▶ _CHALLENGE_: Set down each line of the material that follows, exactly, with no pictures.

==== GIVEN INFORMATION ====

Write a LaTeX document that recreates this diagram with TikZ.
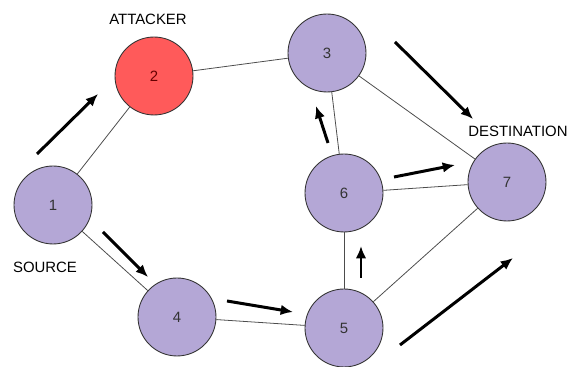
\documentclass[tikz,border=0pt]{standalone}
\usepackage{fontspec}
\setmainfont{Liberation Sans}
\usepackage{xcolor}
\usepackage{tikz}
\usetikzlibrary{arrows.meta}
\definecolor{nodepurple}{RGB}{180,167,214}
\definecolor{attackred}{RGB}{255,90,90}

\begin{document}
\begin{tikzpicture}[x=0.02cm ,y=-0.02cm ,font=\fontsize{8.5}{10}\selectfont ,router/.style ={ circle ,fill=nodepurple ,draw=black!80 ,line width=0.5pt ,text=black!80 ,inner sep=0pt ,minimum size=1.56cm} ,link/.style ={ draw=black!70 ,line width=0.45pt} ,flow/.style ={ -{Latex[length=7pt,width=6pt]} ,line width=1.7pt ,black}]
\useasboundingbox (0,0) rectangle (583,367);
\node[router] (n1) at (53,205) {1};
\node[router ,fill=attackred ,text=black!60!red] (n2) at (154,76) {2};
\node[router] (n3) at (327,53) {3};
\node[router] (n4) at (177,317) {4};
\node[router] (n5) at (344,328) {5};
\node[router] (n6) at (344,193) {6};
\node[router] (n7) at (507,182) {7};
\node (attacker) at (148,19) {ATTACKER};
\node (destination) at (518,131) {DESTINATION};
\node (source) at (45,267) {SOURCE};
% links
\path (n1) edge [link] (n2);
\path (n2) edge [link] (n3);
\path (n3) edge [link] (n7);
\path (n3) edge [link] (n6);
\path (n6) edge [link] (n7);
\path (n1) edge [link] (n4);
\path (n4) edge [link] (n5);
\path (n5) edge [link] (n6);
\path (n5) edge [link] (n7);
% traffic arrows
\coordinate (a1) at (37,154); \coordinate (b1) at (98,94);
\coordinate (a2) at (395,42); \coordinate (b2) at (473,119);
\coordinate (a3) at (328,143); \coordinate (b3) at (316,106);
\coordinate (a4) at (394,177); \coordinate (b4) at (455,165);
\coordinate (a5) at (361,278); \coordinate (b5) at (361,246);
\coordinate (a6) at (400,345); \coordinate (b6) at (513,258);
\coordinate (a7) at (103,232); \coordinate (b7) at (148,277);
\coordinate (a8) at (227,301); \coordinate (b8) at (293,312);
\draw[flow] (a1) -- (b1);
\draw[flow] (a2) -- (b2);
\draw[flow] (a3) -- (b3);
\draw[flow] (a4) -- (b4);
\draw[flow] (a5) -- (b5);
\draw[flow] (a6) -- (b6);
\draw[flow] (a7) -- (b7);
\draw[flow] (a8) -- (b8);
\end{tikzpicture}
\end{document}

====

▶ _THE ANSWER_:
Write a LaTeX document that recreates this diagram with TikZ.
\documentclass[tikz,border=0pt]{standalone}
\usepackage{fontspec}
\setmainfont{Liberation Sans}
\usepackage{xcolor}
\usepackage{tikz}
\usetikzlibrary{arrows.meta}
\definecolor{nodepurple}{RGB}{180,167,214}
\definecolor{attackred}{RGB}{255,90,90}

\begin{document}
\begin{tikzpicture}[x=0.02cm ,y=-0.02cm ,font=\fontsize{8.5}{10}\selectfont ,router/.style ={ circle ,fill=nodepurple ,draw=black!80 ,line width=0.5pt ,text=black!80 ,inner sep=0pt ,minimum size=1.56cm} ,link/.style ={ draw=black!70 ,line width=0.45pt} ,flow/.style ={ -{Latex[length=7pt,width=6pt]} ,line width=1.7pt ,black}]
\useasboundingbox (0,0) rectangle (583,367);
\node[router] (n1) at (53,205) {1};
\node[router ,fill=attackred ,text=black!60!red] (n2) at (154,76) {2};
\node[router] (n3) at (327,53) {3};
\node[router] (n4) at (177,317) {4};
\node[router] (n5) at (344,328) {5};
\node[router] (n6) at (344,193) {6};
\node[router] (n7) at (507,182) {7};
\node (attacker) at (148,19) {ATTACKER};
\node (destination) at (518,131) {DESTINATION};
\node (source) at (45,267) {SOURCE};
% links
\path (n1) edge [link] (n2);
\path (n2) edge [link] (n3);
\path (n3) edge [link] (n7);
\path (n3) edge [link] (n6);
\path (n6) edge [link] (n7);
\path (n1) edge [link] (n4);
\path (n4) edge [link] (n5);
\path (n5) edge [link] (n6);
\path (n5) edge [link] (n7);
% traffic arrows
\coordinate (a1) at (37,154); \coordinate (b1) at (98,94);
\coordinate (a2) at (395,42); \coordinate (b2) at (473,119);
\coordinate (a3) at (328,143); \coordinate (b3) at (316,106);
\coordinate (a4) at (394,177); \coordinate (b4) at (455,165);
\coordinate (a5) at (361,278); \coordinate (b5) at (361,246);
\coordinate (a6) at (400,345); \coordinate (b6) at (513,258);
\coordinate (a7) at (103,232); \coordinate (b7) at (148,277);
\coordinate (a8) at (227,301); \coordinate (b8) at (293,312);
\draw[flow] (a1) -- (b1);
\draw[flow] (a2) -- (b2);
\draw[flow] (a3) -- (b3);
\draw[flow] (a4) -- (b4);
\draw[flow] (a5) -- (b5);
\draw[flow] (a6) -- (b6);
\draw[flow] (a7) -- (b7);
\draw[flow] (a8) -- (b8);
\end{tikzpicture}
\end{document}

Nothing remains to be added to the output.